Construção modular em Portugal
Vista aérea da fábrica da Global Engineering, no Montijo, onde são produzidos os módulos Créditos: Gonçalo Lopes | idealista/news

Quem pode aceder às casas?

De acordo com Ricardo Marques, a freguesia perdeu cerca de 2.800 moradores nos últimos oito anos, mas com os projetos residenciais que a junta idealizou, de cerca de 270 apartamentos, pretende “ir buscar” parte da população que saiu.

Mas quem vai poder, afinal, usufruir destas 18 habitações que estão a nascer junto à Avenida Gomes Pereira? Há algumas limitações, avisa o autarca: “É uma habitação que pressupõe que a família suporta 30% da taxa de esforço. É feito o cálculo sobre aquilo que são os rendimentos da família e é com base nisso que é calculada a renda dentro dos limites mínimos e máximos: o mínimo é 12.000 euros e o máximo, no caso dos concursos de Benfica, é 28.000 euros. Ou seja, uma pessoa com rendimentos per capita entre 12.000 e 28.000 euros é habilitável. Não pode é ter casa em nome próprio nos 50 quilómetros da envolvente de Lisboa, essa é a outra condicionante”, explica Ricardo Marques.

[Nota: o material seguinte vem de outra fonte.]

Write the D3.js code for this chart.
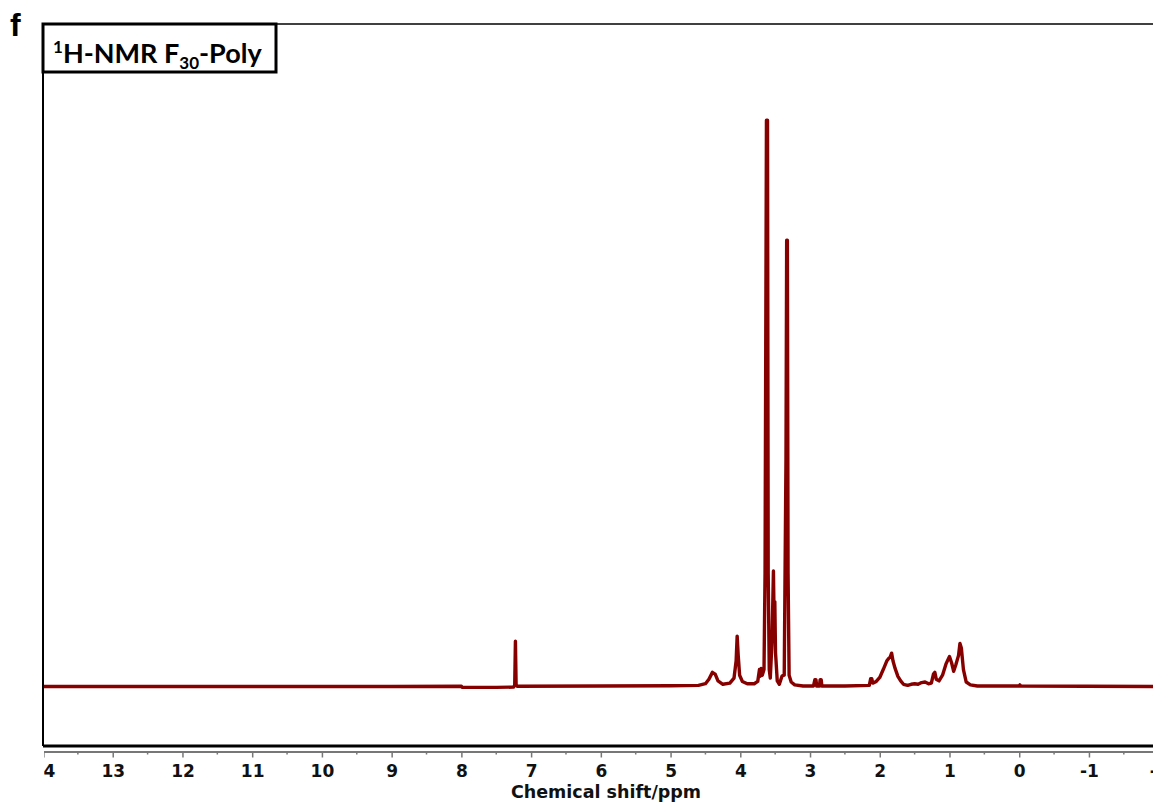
<!DOCTYPE html>
<html>
<head>
<meta charset="utf-8">
<script src="https://cdn.jsdelivr.net/npm/d3@7/dist/d3.min.js"></script>
<style>
  body { margin: 0; background: #fff; }
  svg { display: block; }
</style>
</head>
<body>
<svg id="chart"></svg>
<script>
// spectrum: chemical shift (ppm) and intensity (tallest peak = 100)
var shifts = [14.0, 9.0, 8.0, 7.99, 7.5, 7.25, 7.235, 7.225, 7.215, 7.2, 6.0, 5.0,
  4.6, 4.5, 4.45, 4.40, 4.36, 4.32, 4.25, 4.15, 4.09, 4.06, 4.045, 4.03, 4.01, 3.97,
  3.90, 3.80, 3.75, 3.725, 3.715, 3.70, 3.685, 3.66, 3.645, 3.635, 3.625, 3.61, 3.60, 3.585,
  3.57, 3.545, 3.525, 3.515, 3.505, 3.495, 3.47, 3.44, 3.40, 3.37, 3.345, 3.335,
  3.325, 3.315, 3.30, 3.27, 3.22, 3.1, 2.95, 2.93, 2.915, 2.905, 2.865, 2.855, 2.84,
  2.83, 2.5, 2.15, 2.13, 2.115, 2.10, 2.05, 2.0, 1.95, 1.9, 1.87, 1.85, 1.83, 1.81,
  1.78, 1.74, 1.70, 1.66, 1.60, 1.55, 1.50, 1.45, 1.40, 1.35, 1.30, 1.26, 1.23, 1.21,
  1.19, 1.15, 1.10, 1.05, 1.00, 0.97, 0.94, 0.91, 0.87, 0.85, 0.83, 0.80, 0.76, 0.70,
  0.60, 0.0, -0.01, -0.02, -2.3];
var intensities = [0, 0, 0.05, -0.15, -0.15, -0.1, 0.3, 8.0, 0.3, 0.05, 0.1, 0.15,
  0.2, 0.5, 1.3, 2.5, 2.2, 1.0, 0.4, 0.6, 1.5, 4.5, 8.9, 5.5, 2.0, 0.9,
  0.5, 0.5, 0.9, 3.0, 1.8, 3.2, 2.0, 3.0, 20, 60, 100, 100, 20, 3,
  1.5, 8, 20.4, 12, 15, 6, 1.0, 0.4, 1.9, 2.0, 40, 78.8,
  78.8, 20, 2.0, 0.8, 0.3, 0.1, 0.1, 1.2, 1.2, 0.1, 0.1, 1.2, 1.2,
  0.1, 0.1, 0.2, 1.4, 1.4, 0.6, 0.9, 1.6, 3.0, 4.5, 5.0, 5.2, 5.9, 4.5,
  3.2, 1.8, 1.0, 0.4, 0.2, 0.4, 0.5, 0.4, 0.7, 0.8, 0.5, 0.6, 2.2, 2.5,
  1.3, 1.0, 2.0, 4.0, 5.3, 4.2, 2.7, 3.8, 5.5, 7.6, 6.8, 3.0, 0.8, 0.3,
  0.1, 0.1, 0.3, 0.1, 0];
var majorTicks = [14, 13, 12, 11, 10, 9, 8, 7, 6, 5, 4, 3, 2, 1, 0, -1, -2];

var width = 1153, height = 805;
var margin = { top: 24, left: 43, bottom: 746 };

var svg = d3.select("#chart").attr("width", width).attr("height", height);

var x = d3.scaleLinear().domain([14, -2]).range([margin.left, margin.left + 16 * 69.73]);
var y = d3.scaleLinear().domain([-10.5, 117]).range([margin.bottom, margin.top]);

var data = shifts.map(function (s, i) { return { ppm: s, v: intensities[i] }; });

var defs = svg.append("defs");
defs.append("clipPath").attr("id", "plotClip")
  .append("rect").attr("x", margin.left).attr("y", margin.top)
  .attr("width", width - margin.left).attr("height", margin.bottom - margin.top);
defs.append("clipPath").attr("id", "axisClip")
  .append("rect").attr("x", margin.left + 1).attr("y", 740)
  .attr("width", width - margin.left).attr("height", 50);

// spectrum
svg.append("path")
  .datum(data)
  .attr("clip-path", "url(#plotClip)")
  .attr("fill", "none")
  .attr("stroke", "#870000")
  .attr("stroke-width", 3.4)
  .attr("stroke-linejoin", "round")
  .attr("d", d3.line().x(function (d) { return x(d.ppm); }).y(function (d) { return y(d.v); }));

// frame
svg.append("line").attr("x1", margin.left).attr("x2", width).attr("y1", margin.top).attr("y2", margin.top)
  .attr("stroke", "#000").attr("stroke-width", 1.5);
svg.append("line").attr("x1", margin.left).attr("x2", margin.left).attr("y1", margin.top).attr("y2", margin.bottom)
  .attr("stroke", "#000").attr("stroke-width", 2);
svg.append("line").attr("x1", margin.left).attr("x2", width).attr("y1", margin.bottom).attr("y2", margin.bottom)
  .attr("stroke", "#000").attr("stroke-width", 3);

// x-axis (clipped at the left edge like the source figure)
var axis = svg.append("g")
  .attr("clip-path", "url(#axisClip)")
  .append("g")
  .attr("transform", "translate(0,751.5)")
  .call(d3.axisBottom(x).tickValues(majorTicks).tickSize(6).tickPadding(7)
    .tickFormat(function (d) { return String(d); }));
axis.select(".domain").attr("stroke", "#777").attr("stroke-width", 2);
axis.selectAll(".tick line").attr("stroke", "#777").attr("stroke-width", 1.5);
axis.selectAll(".tick text")
  .attr("fill", "#111")
  .style("font-family", "DejaVu Sans")
  .style("font-weight", "bold")
  .style("font-size", "17px");
axis.selectAll(".minor")
  .data(majorTicks.map(function (t) { return t - 0.5; }))
  .enter().append("line")
  .attr("x1", function (d) { return x(d); })
  .attr("x2", function (d) { return x(d); })
  .attr("y1", 0).attr("y2", 3)
  .attr("stroke", "#777").attr("stroke-width", 1.5);

svg.append("text")
  .attr("x", 606).attr("y", 798)
  .attr("text-anchor", "middle")
  .style("font-family", "DejaVu Sans")
  .style("font-weight", "bold")
  .style("font-size", "17.5px")
  .attr("fill", "#111")
  .text("Chemical shift/ppm");

// title box
svg.append("rect").attr("x", margin.left).attr("y", margin.top).attr("width", 233).attr("height", 48)
  .attr("fill", "#fff").attr("stroke", "#000").attr("stroke-width", 3);
var title = svg.append("text")
  .attr("x", 53).attr("y", 63)
  .style("font-family", "Lato")
  .style("font-weight", "bold")
  .style("font-size", "27px")
  .attr("fill", "#000");
title.append("tspan").attr("dy", -10).style("font-size", "17px").text("1");
title.append("tspan").attr("dy", 10).text("H-NMR F");
title.append("tspan").attr("dy", 6).style("font-size", "17px").text("30");
title.append("tspan").attr("dy", -6).text("-Poly");

// panel letter
svg.append("text")
  .attr("x", 10).attr("y", 36)
  .style("font-family", "Liberation Sans")
  .style("font-weight", "bold")
  .style("font-size", "32px")
  .text("f");
</script>
</body>
</html>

O sorteio das casas a entregar pode abranger também profissionais deslocados, como por exemplo professores. “É muito importante pensar que a cidade não sobrevive sem profissões diferenciadas e sem aqueles que a fazem ‘trabalhar’, os mecânicos, os polícias, quem serve nos cafés e na restauração e hotelaria. Aquilo que sentimos é que cada vez é mais difícil a classe média habitar na cidade, que está a ser profundamente empurrada para fora de Lisboa. Cada vez temos mais dificuldade em corresponder às expectativas da própria cidade”, remata.